## REQUEST
Pictures stay out of this copy, which runs from the first line of the material through the line containing "minimum width=74pt, minimum".

## INFORMATION SUPPLIED
Begin
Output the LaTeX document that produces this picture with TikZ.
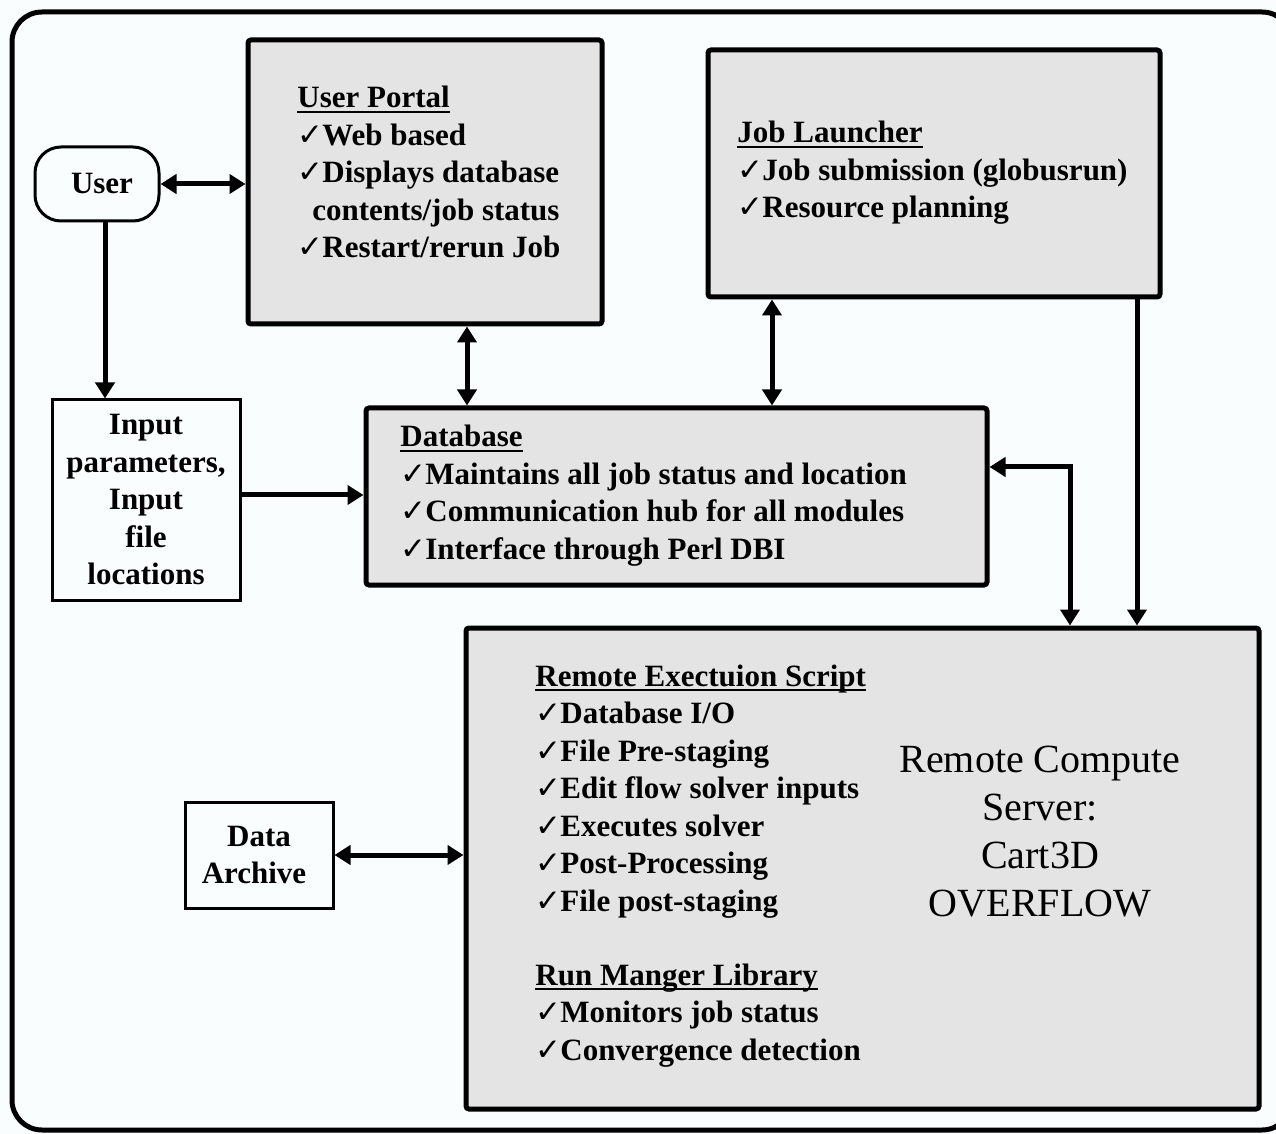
\documentclass[tikz,border=0pt]{standalone}
\usepackage{fontspec}
\setmainfont{Liberation Serif}
\newfontfamily\ckfont{DejaVu Sans}
\usetikzlibrary{arrows.meta}
\definecolor{boxgray}{RGB}{228,228,228}
\definecolor{bgc}{RGB}{250,253,253}
\newcommand\ck{{\ckfont\char"2713}\kern-0.5pt}
\newcommand\ulx[1]{\setbox0\hbox{#1}\rlap{\rule[-2.5pt]{\wd0}{1pt}}\box0}
\newcommand\btxt{\fontsize{15.5pt}{18.75pt}\selectfont\bfseries}
\newcommand\rtxt{\fontsize{20pt}{24pt}\selectfont}
\begin{document}
\begin{tikzpicture}[x=0.5pt,y=-0.5pt,
  bigbox/.style={draw, line width=2.5pt, fill=boxgray, rounded corners=1.5pt, inner sep=0},
  smallbox/.style={draw, line width=1.5pt, fill=bgc, inner sep=0, align=center, font=\btxt},
  blocktext/.style={font=\btxt, align=left, anchor=base west, inner sep=0},
  arr/.style={line width=2.5pt, -{Triangle[length=8pt,width=9.5pt]}},
  darr/.style={line width=2.5pt, {Triangle[length=8pt,width=9.5pt]}-{Triangle[length=8pt,width=9.5pt]}}]
\useasboundingbox[fill=bgc] (0,0) rectangle (1276,1134);
\draw[line width=2.5pt, rounded corners=15pt] (12,12) rectangle (1292,1130);

% boxes
\node[bigbox, minimum width=177pt, minimum height=142pt] (portal) at (425,182) {};
\node[bigbox, minimum width=226pt, minimum height=123.5pt] (job) at (934,173.5) {};
\node[bigbox, minimum width=310.5pt, minimum height=88.5pt] (db) at (676.5,496.5) {};
\node[bigbox, minimum width=396.5pt, minimum height=240.5pt] (remote) at (862.5,868.5) {};
\node[smallbox, rounded corners=13pt, minimum width=62pt, minimum height=37pt] (user) at (97,184) {\hspace*{5pt}User};
\node[smallbox, minimum width=94pt, minimum height=100pt] (input) at (146,500)
  {Input\\parameters,\\Input\\file\\locations};
\node[smallbox, minimum width=74pt, minimum height=53pt] (archive) at (259,855) {Data\\Archive\hspace*{5pt}};

% texts (base anchor = baseline of the last line)
\node[blocktext] (pt) at (297,258) {\ulx{User Portal}\\\ck Web based\\\ck Displays database\\\hspace*{7.5pt}contents/job status\\\ck Restart/rerun Job};
\node[blocktext] (jt) at (737,218) {\ulx{Job Launcher}\\\ck Job submission (globusrun)\\\ck Resource planning};
\node[blocktext] (dt) at (400,559.5) {\ulx{Database}\\\ck Maintains all job status and location\\\ck Communication hub for all modules\\\ck Interface through Perl DBI};
\node[blocktext] (rt) at (535,911) {\ulx{Remote Exectuion Script}\\\ck Database I/O\\\ck File Pre-staging\\\ck Edit flow solver inputs\\\ck Executes solver\\\ck Post-Processing\\\ck File post-staging};
\node[blocktext] (rmt) at (535,1060) {\ulx{Run Manger Library}\\\ck Monitors job status\\\ck Convergence detection};
\node[font=\rtxt, align=center, inner sep=0] (server) at (1040,832) {Remote Compute\\Server:\\Cart3D\\OVERFLOW};

% connectors
\draw[darr] (user.east) -- (user.east -| portal.west);
\coordinate (ud) at ([xshift=4pt]user.south);
\draw[arr] (ud) -- (ud |- input.north);
\coordinate (ie) at ([yshift=2.5pt]input.east);
\draw[arr] (ie) -- (ie -| db.west);
\coordinate (pd) at ([xshift=21pt]portal.south);
\draw[darr] (pd) -- (pd |- db.north);
\coordinate (jd) at ([xshift=-81pt]job.south);
\draw[darr] (jd) -- (jd |- db.north);
\coordinate (de) at ([yshift=14.75pt]db.east);
\coordinate (rn) at ([xshift=103.75pt]remote.north);
\draw[darr] (de) -| (rn);
\coordinate (js) at ([xshift=101.5pt]job.south);
\draw[arr] (js) -- (js |- remote.north);
\draw[darr] (archive.east) -- (archive.east -| remote.west);
\end{tikzpicture}
\end{document}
End
## PROBLEM SOLUTION
Output the LaTeX document that produces this picture with TikZ.
\documentclass[tikz,border=0pt]{standalone}
\usepackage{fontspec}
\setmainfont{Liberation Serif}
\newfontfamily\ckfont{DejaVu Sans}
\usetikzlibrary{arrows.meta}
\definecolor{boxgray}{RGB}{228,228,228}
\definecolor{bgc}{RGB}{250,253,253}
\newcommand\ck{{\ckfont\char"2713}\kern-0.5pt}
\newcommand\ulx[1]{\setbox0\hbox{#1}\rlap{\rule[-2.5pt]{\wd0}{1pt}}\box0}
\newcommand\btxt{\fontsize{15.5pt}{18.75pt}\selectfont\bfseries}
\newcommand\rtxt{\fontsize{20pt}{24pt}\selectfont}
\begin{document}
\begin{tikzpicture}[x=0.5pt,y=-0.5pt,
  bigbox/.style={draw, line width=2.5pt, fill=boxgray, rounded corners=1.5pt, inner sep=0},
  smallbox/.style={draw, line width=1.5pt, fill=bgc, inner sep=0, align=center, font=\btxt},
  blocktext/.style={font=\btxt, align=left, anchor=base west, inner sep=0},
  arr/.style={line width=2.5pt, -{Triangle[length=8pt,width=9.5pt]}},
  darr/.style={line width=2.5pt, {Triangle[length=8pt,width=9.5pt]}-{Triangle[length=8pt,width=9.5pt]}}]
\useasboundingbox[fill=bgc] (0,0) rectangle (1276,1134);
\draw[line width=2.5pt, rounded corners=15pt] (12,12) rectangle (1292,1130);

% boxes
\node[bigbox, minimum width=177pt, minimum height=142pt] (portal) at (425,182) {};
\node[bigbox, minimum width=226pt, minimum height=123.5pt] (job) at (934,173.5) {};
\node[bigbox, minimum width=310.5pt, minimum height=88.5pt] (db) at (676.5,496.5) {};
\node[bigbox, minimum width=396.5pt, minimum height=240.5pt] (remote) at (862.5,868.5) {};
\node[smallbox, rounded corners=13pt, minimum width=62pt, minimum height=37pt] (user) at (97,184) {\hspace*{5pt}User};
\node[smallbox, minimum width=94pt, minimum height=100pt] (input) at (146,500)
  {Input\\parameters,\\Input\\file\\locations};
\node[smallbox, minimum width=74pt, minimum height=53pt] (archive) at (259,855) {Data\\Archive\hspace*{5pt}};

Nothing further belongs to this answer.